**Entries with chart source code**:
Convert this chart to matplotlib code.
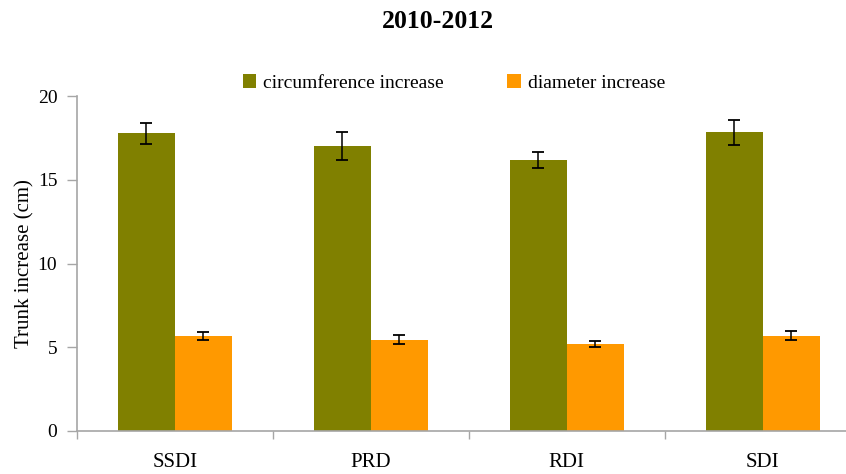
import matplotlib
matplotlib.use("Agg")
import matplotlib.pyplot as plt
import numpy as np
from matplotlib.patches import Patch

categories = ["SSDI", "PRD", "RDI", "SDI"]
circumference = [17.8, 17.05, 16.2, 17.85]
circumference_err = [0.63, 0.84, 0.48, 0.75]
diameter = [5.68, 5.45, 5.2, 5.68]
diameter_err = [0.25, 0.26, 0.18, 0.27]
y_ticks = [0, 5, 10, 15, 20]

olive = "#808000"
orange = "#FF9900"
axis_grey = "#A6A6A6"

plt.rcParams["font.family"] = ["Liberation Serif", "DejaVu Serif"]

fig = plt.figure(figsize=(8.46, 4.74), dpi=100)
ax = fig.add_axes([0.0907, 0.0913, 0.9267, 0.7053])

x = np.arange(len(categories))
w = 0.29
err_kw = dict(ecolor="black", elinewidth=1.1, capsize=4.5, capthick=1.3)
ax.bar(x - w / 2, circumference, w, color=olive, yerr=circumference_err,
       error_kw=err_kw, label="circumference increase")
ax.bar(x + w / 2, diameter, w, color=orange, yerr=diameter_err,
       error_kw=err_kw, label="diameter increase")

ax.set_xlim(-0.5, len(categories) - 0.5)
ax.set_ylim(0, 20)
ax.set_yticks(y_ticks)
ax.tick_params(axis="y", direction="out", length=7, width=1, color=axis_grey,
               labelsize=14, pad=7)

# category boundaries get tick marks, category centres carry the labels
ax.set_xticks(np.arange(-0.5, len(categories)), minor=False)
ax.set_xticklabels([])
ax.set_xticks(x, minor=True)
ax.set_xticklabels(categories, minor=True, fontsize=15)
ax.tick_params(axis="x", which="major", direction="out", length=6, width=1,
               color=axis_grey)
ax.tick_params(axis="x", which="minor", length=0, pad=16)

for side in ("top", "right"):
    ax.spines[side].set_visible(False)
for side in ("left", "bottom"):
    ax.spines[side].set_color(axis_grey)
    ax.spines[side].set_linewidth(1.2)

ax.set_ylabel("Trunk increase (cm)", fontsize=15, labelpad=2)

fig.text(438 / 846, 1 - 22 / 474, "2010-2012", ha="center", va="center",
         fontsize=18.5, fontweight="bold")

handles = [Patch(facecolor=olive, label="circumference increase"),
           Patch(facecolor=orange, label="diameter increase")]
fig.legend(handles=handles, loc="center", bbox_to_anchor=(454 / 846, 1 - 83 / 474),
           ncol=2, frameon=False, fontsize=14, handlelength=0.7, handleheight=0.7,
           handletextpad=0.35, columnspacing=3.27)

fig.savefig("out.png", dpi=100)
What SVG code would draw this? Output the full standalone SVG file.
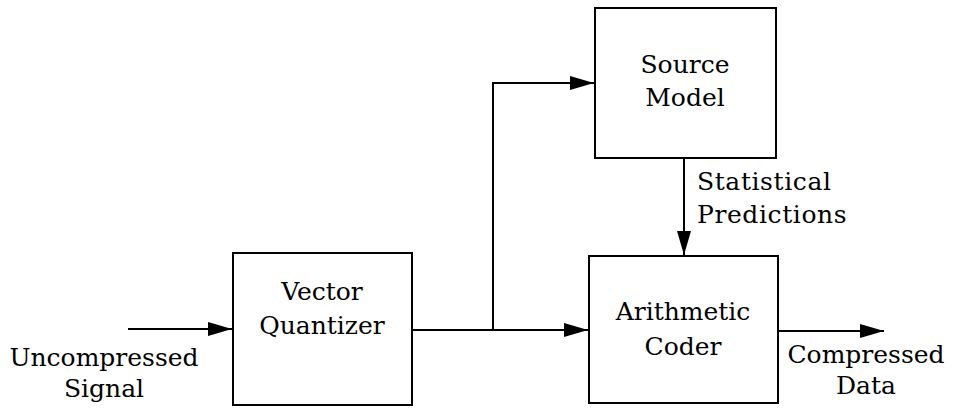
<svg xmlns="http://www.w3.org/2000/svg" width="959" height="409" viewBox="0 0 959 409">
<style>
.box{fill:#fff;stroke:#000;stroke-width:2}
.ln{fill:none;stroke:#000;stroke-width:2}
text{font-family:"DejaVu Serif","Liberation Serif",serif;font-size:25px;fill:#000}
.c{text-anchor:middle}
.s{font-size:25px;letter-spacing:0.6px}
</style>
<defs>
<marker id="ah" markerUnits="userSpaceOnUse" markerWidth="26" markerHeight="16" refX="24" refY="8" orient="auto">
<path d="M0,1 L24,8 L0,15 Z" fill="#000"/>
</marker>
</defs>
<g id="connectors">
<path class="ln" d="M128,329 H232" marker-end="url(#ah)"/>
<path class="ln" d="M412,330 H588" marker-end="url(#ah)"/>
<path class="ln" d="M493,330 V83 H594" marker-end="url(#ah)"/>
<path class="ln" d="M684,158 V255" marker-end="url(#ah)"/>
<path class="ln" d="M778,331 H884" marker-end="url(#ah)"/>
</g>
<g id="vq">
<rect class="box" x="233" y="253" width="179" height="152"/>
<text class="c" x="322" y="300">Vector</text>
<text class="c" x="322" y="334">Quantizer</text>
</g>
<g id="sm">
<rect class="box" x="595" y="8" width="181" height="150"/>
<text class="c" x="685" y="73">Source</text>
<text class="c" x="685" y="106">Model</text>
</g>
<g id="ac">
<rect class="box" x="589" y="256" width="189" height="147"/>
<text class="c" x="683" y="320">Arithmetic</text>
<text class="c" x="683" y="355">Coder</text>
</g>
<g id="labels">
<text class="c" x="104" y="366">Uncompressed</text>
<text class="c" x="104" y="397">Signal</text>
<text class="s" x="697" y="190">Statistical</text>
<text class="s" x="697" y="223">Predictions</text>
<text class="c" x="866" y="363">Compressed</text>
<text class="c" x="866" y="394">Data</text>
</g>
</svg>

**Work to be completed**: Write the material out again exactly as it appears, dropping the pictures.

**Task solution**:
Convert this chart to matplotlib code.
import matplotlib
matplotlib.use("Agg")
import matplotlib.pyplot as plt
import numpy as np
from matplotlib.patches import Patch

categories = ["SSDI", "PRD", "RDI", "SDI"]
circumference = [17.8, 17.05, 16.2, 17.85]
circumference_err = [0.63, 0.84, 0.48, 0.75]
diameter = [5.68, 5.45, 5.2, 5.68]
diameter_err = [0.25, 0.26, 0.18, 0.27]
y_ticks = [0, 5, 10, 15, 20]

olive = "#808000"
orange = "#FF9900"
axis_grey = "#A6A6A6"

plt.rcParams["font.family"] = ["Liberation Serif", "DejaVu Serif"]

fig = plt.figure(figsize=(8.46, 4.74), dpi=100)
ax = fig.add_axes([0.0907, 0.0913, 0.9267, 0.7053])

x = np.arange(len(categories))
w = 0.29
err_kw = dict(ecolor="black", elinewidth=1.1, capsize=4.5, capthick=1.3)
ax.bar(x - w / 2, circumference, w, color=olive, yerr=circumference_err,
       error_kw=err_kw, label="circumference increase")
ax.bar(x + w / 2, diameter, w, color=orange, yerr=diameter_err,
       error_kw=err_kw, label="diameter increase")

ax.set_xlim(-0.5, len(categories) - 0.5)
ax.set_ylim(0, 20)
ax.set_yticks(y_ticks)
ax.tick_params(axis="y", direction="out", length=7, width=1, color=axis_grey,
               labelsize=14, pad=7)

# category boundaries get tick marks, category centres carry the labels
ax.set_xticks(np.arange(-0.5, len(categories)), minor=False)
ax.set_xticklabels([])
ax.set_xticks(x, minor=True)
ax.set_xticklabels(categories, minor=True, fontsize=15)
ax.tick_params(axis="x", which="major", direction="out", length=6, width=1,
               color=axis_grey)
ax.tick_params(axis="x", which="minor", length=0, pad=16)

for side in ("top", "right"):
    ax.spines[side].set_visible(False)
for side in ("left", "bottom"):
    ax.spines[side].set_color(axis_grey)
    ax.spines[side].set_linewidth(1.2)

ax.set_ylabel("Trunk increase (cm)", fontsize=15, labelpad=2)

fig.text(438 / 846, 1 - 22 / 474, "2010-2012", ha="center", va="center",
         fontsize=18.5, fontweight="bold")

handles = [Patch(facecolor=olive, label="circumference increase"),
           Patch(facecolor=orange, label="diameter increase")]
fig.legend(handles=handles, loc="center", bbox_to_anchor=(454 / 846, 1 - 83 / 474),
           ncol=2, frameon=False, fontsize=14, handlelength=0.7, handleheight=0.7,
           handletextpad=0.35, columnspacing=3.27)

fig.savefig("out.png", dpi=100)
What SVG code would draw this? Output the full standalone SVG file.
<svg xmlns="http://www.w3.org/2000/svg" width="959" height="409" viewBox="0 0 959 409">
<style>
.box{fill:#fff;stroke:#000;stroke-width:2}
.ln{fill:none;stroke:#000;stroke-width:2}
text{font-family:"DejaVu Serif","Liberation Serif",serif;font-size:25px;fill:#000}
.c{text-anchor:middle}
.s{font-size:25px;letter-spacing:0.6px}
</style>
<defs>
<marker id="ah" markerUnits="userSpaceOnUse" markerWidth="26" markerHeight="16" refX="24" refY="8" orient="auto">
<path d="M0,1 L24,8 L0,15 Z" fill="#000"/>
</marker>
</defs>
<g id="connectors">
<path class="ln" d="M128,329 H232" marker-end="url(#ah)"/>
<path class="ln" d="M412,330 H588" marker-end="url(#ah)"/>
<path class="ln" d="M493,330 V83 H594" marker-end="url(#ah)"/>
<path class="ln" d="M684,158 V255" marker-end="url(#ah)"/>
<path class="ln" d="M778,331 H884" marker-end="url(#ah)"/>
</g>
<g id="vq">
<rect class="box" x="233" y="253" width="179" height="152"/>
<text class="c" x="322" y="300">Vector</text>
<text class="c" x="322" y="334">Quantizer</text>
</g>
<g id="sm">
<rect class="box" x="595" y="8" width="181" height="150"/>
<text class="c" x="685" y="73">Source</text>
<text class="c" x="685" y="106">Model</text>
</g>
<g id="ac">
<rect class="box" x="589" y="256" width="189" height="147"/>
<text class="c" x="683" y="320">Arithmetic</text>
<text class="c" x="683" y="355">Coder</text>
</g>
<g id="labels">
<text class="c" x="104" y="366">Uncompressed</text>
<text class="c" x="104" y="397">Signal</text>
<text class="s" x="697" y="190">Statistical</text>
<text class="s" x="697" y="223">Predictions</text>
<text class="c" x="866" y="363">Compressed</text>
<text class="c" x="866" y="394">Data</text>
</g>
</svg>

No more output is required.